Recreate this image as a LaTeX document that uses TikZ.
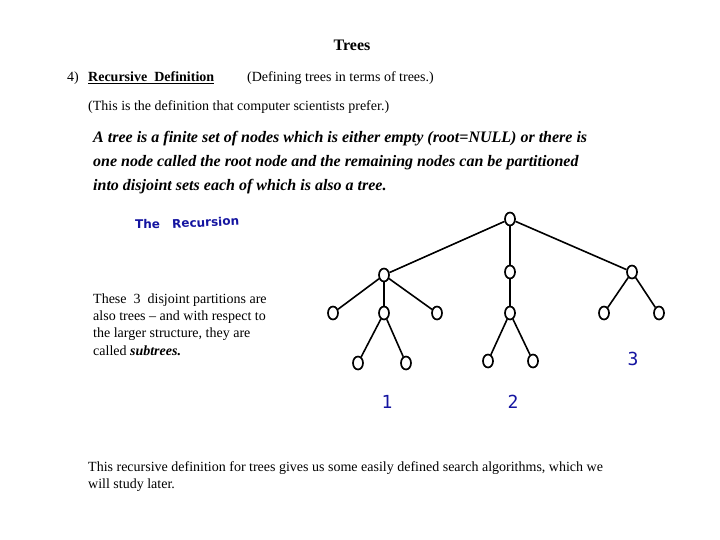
\documentclass[tikz,border=0pt]{standalone}
\usepackage{fontspec}
\setmainfont{Liberation Serif}
\newfontfamily\lblfont{DejaVu Sans Mono}
\newfontfamily\wordfont{DejaVu Sans}
\usetikzlibrary{shapes.geometric}
\definecolor{lblblue}{RGB}{20,20,160}
\begin{document}
\begin{tikzpicture}[x=1pt,y=-1pt,
  tn/.style={draw,ellipse,line width=1.7pt,minimum width=10pt,minimum height=13pt,inner sep=0pt,fill=white},
  edge/.style={line width=1.6pt},
  body/.style={font=\fontsize{14}{16}\selectfont,anchor=west,inner sep=0pt},
  defn/.style={font=\fontsize{16}{18}\selectfont\bfseries\itshape,anchor=west,inner sep=0pt},
  num/.style={font=\lblfont\fontsize{18}{20}\selectfont,text=lblblue,inner sep=0pt}]
\useasboundingbox (0,0) rectangle (720,540);
% texts
\node[font=\fontsize{16}{18}\selectfont\bfseries,inner sep=0pt] (title) at (352,45) {Trees};
\node[body] (four) at (67,78) {4)};
\node[body,font=\fontsize{14}{16}\selectfont\bfseries] (rd) at (88,78) {\underline{Recursive\ \ Definition}};
\node[body] (dt) at (247,78) {(Defining trees in terms of trees.)};
\node[body] (pref) at (88,107) {(This is the definition that computer scientists prefer.)};
\node[defn] (d1) at (93,139) {A tree is a finite set of nodes which is either empty (root=NULL) or there is};
\node[defn] (d2) at (93,163) {one node called the root node and the remaining nodes can be partitioned};
\node[defn] (d3) at (93,187) {into disjoint sets each of which is also a tree.};
\node[font=\wordfont\bfseries\fontsize{12}{14}\selectfont,text=lblblue,anchor=west,inner sep=0pt] (the) at (135,224) {The};
\node[font=\wordfont\bfseries\fontsize{12}{14}\selectfont,text=lblblue,anchor=west,inner sep=0pt,rotate=3] (rec) at (172,224) {Recursion};
\node[body] (p1) at (93,300) {These\ \ 3\ \ disjoint partitions are};
\node[body] (p2) at (93,317) {also trees -- and with respect to};
\node[body] (p3) at (93,334) {the larger structure, they are};
\node[body] (p4) at (93,351) {called \textbf{\textit{subtrees.}}};
\node[body] (b1) at (88,468) {This recursive definition for trees gives us some easily defined search algorithms, which we};
\node[body] (b2) at (88,485) {will study later.};
% tree nodes
\node[tn] (r) at (510,219) {};
\node[tn] (a) at (384,275) {};
\node[tn] (b) at (510,272) {};
\node[tn] (c) at (632,272) {};
\node[tn] (a1) at (333,313) {};
\node[tn] (a2) at (384,313) {};
\node[tn] (a3) at (437,313) {};
\node[tn] (b1n) at (510,313) {};
\node[tn] (c1) at (604,313) {};
\node[tn] (c2) at (659,313) {};
\node[tn] (a21) at (358,363) {};
\node[tn] (a22) at (406,363) {};
\node[tn] (b11) at (488,361) {};
\node[tn] (b12) at (533,361) {};
% edges
\foreach \u/\v in {r/a,r/b,r/c,a/a1,a/a2,a/a3,b/b1n,c/c1,c/c2,a2/a21,a2/a22,b1n/b11,b1n/b12}
  \draw[edge] (\u) -- (\v);
% labels
\node[num] (n1) at (387,402) {1};
\node[num] (n2) at (513,402) {2};
\node[num] (n3) at (633,359) {3};
\end{tikzpicture}
\end{document}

──────────

▸ TASK OBJECTIVE: Keep every word of the data as it is when you write it out, but drop the pictures.

▸ FULL RESPONSE:
Recreate this image as a LaTeX document that uses TikZ.
\documentclass[tikz,border=0pt]{standalone}
\usepackage{fontspec}
\setmainfont{Liberation Serif}
\newfontfamily\lblfont{DejaVu Sans Mono}
\newfontfamily\wordfont{DejaVu Sans}
\usetikzlibrary{shapes.geometric}
\definecolor{lblblue}{RGB}{20,20,160}
\begin{document}
\begin{tikzpicture}[x=1pt,y=-1pt,
  tn/.style={draw,ellipse,line width=1.7pt,minimum width=10pt,minimum height=13pt,inner sep=0pt,fill=white},
  edge/.style={line width=1.6pt},
  body/.style={font=\fontsize{14}{16}\selectfont,anchor=west,inner sep=0pt},
  defn/.style={font=\fontsize{16}{18}\selectfont\bfseries\itshape,anchor=west,inner sep=0pt},
  num/.style={font=\lblfont\fontsize{18}{20}\selectfont,text=lblblue,inner sep=0pt}]
\useasboundingbox (0,0) rectangle (720,540);
% texts
\node[font=\fontsize{16}{18}\selectfont\bfseries,inner sep=0pt] (title) at (352,45) {Trees};
\node[body] (four) at (67,78) {4)};
\node[body,font=\fontsize{14}{16}\selectfont\bfseries] (rd) at (88,78) {\underline{Recursive\ \ Definition}};
\node[body] (dt) at (247,78) {(Defining trees in terms of trees.)};
\node[body] (pref) at (88,107) {(This is the definition that computer scientists prefer.)};
\node[defn] (d1) at (93,139) {A tree is a finite set of nodes which is either empty (root=NULL) or there is};
\node[defn] (d2) at (93,163) {one node called the root node and the remaining nodes can be partitioned};
\node[defn] (d3) at (93,187) {into disjoint sets each of which is also a tree.};
\node[font=\wordfont\bfseries\fontsize{12}{14}\selectfont,text=lblblue,anchor=west,inner sep=0pt] (the) at (135,224) {The};
\node[font=\wordfont\bfseries\fontsize{12}{14}\selectfont,text=lblblue,anchor=west,inner sep=0pt,rotate=3] (rec) at (172,224) {Recursion};
\node[body] (p1) at (93,300) {These\ \ 3\ \ disjoint partitions are};
\node[body] (p2) at (93,317) {also trees -- and with respect to};
\node[body] (p3) at (93,334) {the larger structure, they are};
\node[body] (p4) at (93,351) {called \textbf{\textit{subtrees.}}};
\node[body] (b1) at (88,468) {This recursive definition for trees gives us some easily defined search algorithms, which we};
\node[body] (b2) at (88,485) {will study later.};
% tree nodes
\node[tn] (r) at (510,219) {};
\node[tn] (a) at (384,275) {};
\node[tn] (b) at (510,272) {};
\node[tn] (c) at (632,272) {};
\node[tn] (a1) at (333,313) {};
\node[tn] (a2) at (384,313) {};
\node[tn] (a3) at (437,313) {};
\node[tn] (b1n) at (510,313) {};
\node[tn] (c1) at (604,313) {};
\node[tn] (c2) at (659,313) {};
\node[tn] (a21) at (358,363) {};
\node[tn] (a22) at (406,363) {};
\node[tn] (b11) at (488,361) {};
\node[tn] (b12) at (533,361) {};
% edges
\foreach \u/\v in {r/a,r/b,r/c,a/a1,a/a2,a/a3,b/b1n,c/c1,c/c2,a2/a21,a2/a22,b1n/b11,b1n/b12}
  \draw[edge] (\u) -- (\v);
% labels
\node[num] (n1) at (387,402) {1};
\node[num] (n2) at (513,402) {2};
\node[num] (n3) at (633,359) {3};
\end{tikzpicture}
\end{document}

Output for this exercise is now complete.